Fortunately for us, it's been the other way around. Manager Cathy Phan has brought Vietnam to Newcastle and is proud and excited to have done so. You can hear it in her enthusiastic greeting and you can just as easily taste it in her authentically flavoured food. It's delicate, yet rich and hearty fare served to you warmly and swiftly.
Which brings us back to the pork rolls themselves: the famous, jaw-cracking banh mi. Whether they were roast pork, grilled pork, lemongrass beef or grilled pork sausage (all amazing value at $9.50), Cathy and her team must have handed over 50 of these when I first came in for one of my own.
The first thing you encounter when you unwrap a banh mi is the aroma - a sharp, citrussy, sudden pinch in the nostrils. Then come the flavours. Layered through fresh chilli, red onion and coriander are crispy slabs of roasted pork spread over a subtle, savoury pâté. Whilst your free diving into the depths of all this salty wonderment, you won't even notice that your freshly baked French baguette has capsized under a blizzard of crumbs, leaving your shirt covered, your table in all sorts of a mess and your tastebuds bursting into song.

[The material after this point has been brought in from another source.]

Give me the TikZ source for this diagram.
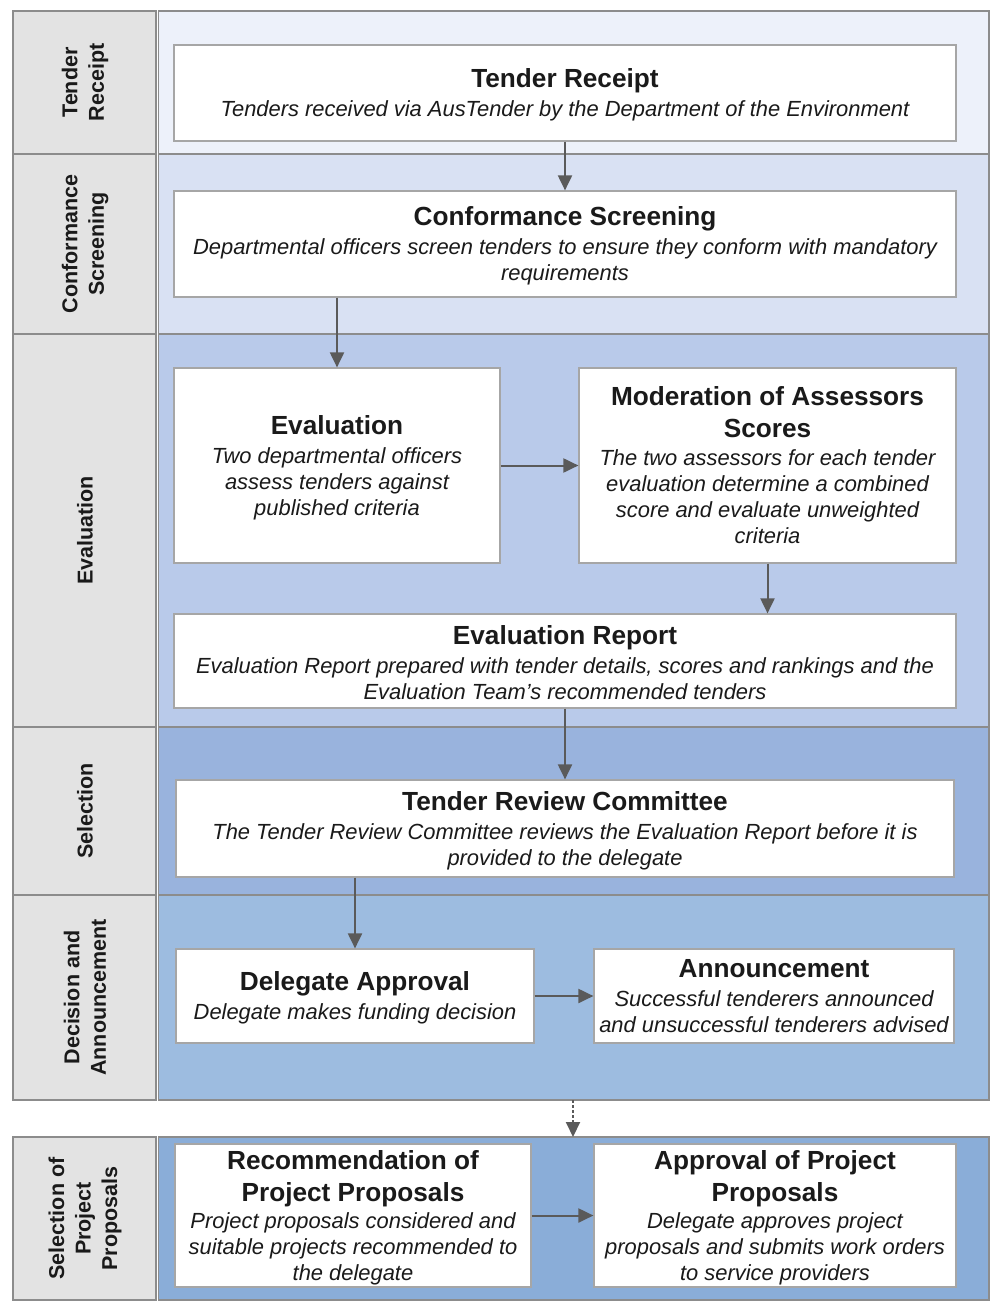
\documentclass[tikz,border=0pt]{standalone}
\usepackage{fontspec}
\setmainfont{Liberation Sans}
\usetikzlibrary{arrows.meta}

\definecolor{laneA}{HTML}{EDF1FA}
\definecolor{laneB}{HTML}{D9E1F3}
\definecolor{laneC}{HTML}{B9CAEA}
\definecolor{laneD}{HTML}{99B3DD}
\definecolor{laneE}{HTML}{9DBCE0}
\definecolor{laneF}{HTML}{8AADD8}
\definecolor{lblfill}{HTML}{E3E3E3}
\definecolor{laneline}{HTML}{8C8C8C}
\definecolor{boxline}{HTML}{A6A6A6}
\definecolor{arrowgray}{HTML}{5A5A5A}
\definecolor{txt}{HTML}{1A1A1A}

\newcommand{\bodyfont}{\fontsize{21.9}{26}\selectfont\itshape}
\newcommand{\lanefont}{\fontsize{21.5}{26.5}\selectfont\bfseries}
\newcommand{\boxtitle}[1]{{\fontsize{26.2}{32}\selectfont\bfseries\upshape #1}}
\newcommand{\toptitle}[1]{\rule{0pt}{23pt}\boxtitle{#1}}
\newcommand{\lastdepth}{\rule[-4.6pt]{0pt}{1pt}}

\tikzset{
	procbox/.style={draw=boxline, fill=white, line width=1.2pt, align=center, text=txt, font=\bodyfont, inner sep=0pt},
	lanelbl/.style={rotate=90, align=center, text=txt, font=\lanefont, inner sep=0pt},
	lanebox/.style={draw=laneline, line width=1.2pt},
	flow/.style={draw=arrowgray, line width=2pt, -{Triangle[length=15pt,width=14pt]}},
}

\begin{document}
\begin{tikzpicture}[x=1pt, y=-1pt]

	\useasboundingbox (0,0) rectangle (1004,1313);

	%LANES
	\filldraw[lanebox, fill=lblfill] (13,11) rectangle (156,154);
	\filldraw[lanebox, fill=laneA] (158.5,11) rectangle (989,154);
	\filldraw[lanebox, fill=lblfill] (13,154) rectangle (156,334);
	\filldraw[lanebox, fill=laneB] (158.5,154) rectangle (989,334);
	\filldraw[lanebox, fill=lblfill] (13,334) rectangle (156,727);
	\filldraw[lanebox, fill=laneC] (158.5,334) rectangle (989,727);
	\filldraw[lanebox, fill=lblfill] (13,727) rectangle (156,895);
	\filldraw[lanebox, fill=laneD] (158.5,727) rectangle (989,895);
	\filldraw[lanebox, fill=lblfill] (13,895) rectangle (156,1100);
	\filldraw[lanebox, fill=laneE] (158.5,895) rectangle (989,1100);
	\filldraw[lanebox, fill=lblfill] (13,1137) rectangle (156,1300);
	\filldraw[lanebox, fill=laneF] (158.5,1137) rectangle (989,1300);

	%LANE LABELS
	\node[lanelbl] (lblreceipt) at (85,82.5) {Tender\\Receipt};
	\node[lanelbl] (lblscreen) at (85,244) {Conformance\\Screening};
	\node[lanelbl] (lbleval) at (85,530.5) {Evaluation};
	\node[lanelbl] (lblselect) at (85,811) {Selection};
	\node[lanelbl] (lbldecide) at (85,997.5) {Decision and\\Announcement};
	\node[lanelbl] (lblproject) at (85,1218.5) {Selection of\\Project\\Proposals};

	%BOXES
	\node[procbox, minimum width=782, minimum height=96] (receipt) at (565,93)
		{\toptitle{Tender Receipt}\\[3pt]
		Tenders received via AusTender by the Department of the Environment};
	\node[procbox, minimum width=782, minimum height=106] (screening) at (565,244)
		{\toptitle{Conformance Screening}\\[3pt]
		Departmental officers screen tenders to ensure they conform with mandatory\\
		requirements};
	\node[procbox, minimum width=326, minimum height=195] (evaluation) at (337,465.5)
		{\toptitle{Evaluation}\\[3pt]
		Two departmental officers\\
		assess tenders against\\
		published criteria};
	\node[procbox, minimum width=377, minimum height=195] (moderation) at (767.5,465.5)
		{\toptitle{Moderation of Assessors}\\[6pt]
		\boxtitle{Scores}\\[2pt]
		The two assessors for each tender\\
		evaluation determine a combined\\
		score and evaluate unweighted\\
		criteria\lastdepth};
	\node[procbox, minimum width=782, minimum height=94] (report) at (565,661)
		{\toptitle{Evaluation Report}\\[3pt]
		Evaluation Report prepared with tender details, scores and rankings and the\\
		Evaluation Team’s recommended tenders};
	\node[procbox, minimum width=778, minimum height=97] (review) at (565,828.5)
		{\toptitle{Tender Review Committee}\\[3pt]
		The Tender Review Committee reviews the Evaluation Report before it is\\
		provided to the delegate};
	\node[procbox, minimum width=358, minimum height=94] (approval) at (355,996)
		{\toptitle{Delegate Approval}\\[3pt]
		Delegate makes funding decision};
	\node[procbox, minimum width=360, minimum height=94] (announce) at (774,996)
		{\toptitle{Announcement}\\[3pt]
		Successful tenderers announced\\
		and unsuccessful tenderers advised\lastdepth};
	\node[procbox, minimum width=356, minimum height=143] (recommend) at (353,1215.5)
		{\toptitle{Recommendation of}\\[6pt]
		\boxtitle{Project Proposals}\\[1pt]
		Project proposals considered and\\
		suitable projects recommended to\\
		the delegate};
	\node[procbox, minimum width=362, minimum height=143] (projapproval) at (775,1215.5)
		{\toptitle{Approval of Project}\\[6pt]
		\boxtitle{Proposals}\\[1pt]
		Delegate approves project\\
		proposals and submits work orders\\
		to service providers};

	\coordinate (decidebottom) at (573,1100);
	\coordinate (projecttop) at (573,1137);

	%ARROWS
	\draw[flow] (receipt) -- (screening);
	\draw[flow] (evaluation.north |- screening.south) -- (evaluation.north);
	\draw[flow] (evaluation) -- (moderation);
	\draw[flow] (moderation.south) -- (moderation.south |- report.north);
	\draw[flow] (report) -- (review);
	\draw[flow] (approval.north |- review.south) -- (approval.north);
	\draw[flow] (approval) -- (announce);
	\draw[flow, dash pattern=on 3pt off 2pt] (decidebottom) -- (projecttop);
	\draw[flow] (recommend) -- (projapproval);

\end{tikzpicture}
\end{document}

Elsewhere on the menu it's a sound idea to go for the mi gà da gin, a huge portion of crispy skin chicken served with rice and noodle soup ($15). You can dip your perfectly brittle, flakily encased morsels into a side bowl of smoky red chilli sauce before finishing off with a light, cleansing soup sheeted with coriander leaves.
A faster delight can be enjoyed with any number of gi cun, colourful rice paper rolls ($3-$3.50 each) that are packed tight and swollen with crunchy goodness. They're all such a simple but delicious weaving together of flavours and colours; bright, wholesome and light but still meaty and succulent.
Similar things can be said for the pho, a rice noodle soup that is famous in Vietnam for it's earthy, hearty savouriness. At Banh Mi, the rare beef pho ($12.50) is a fragrant, steamy bowl of cheeriness.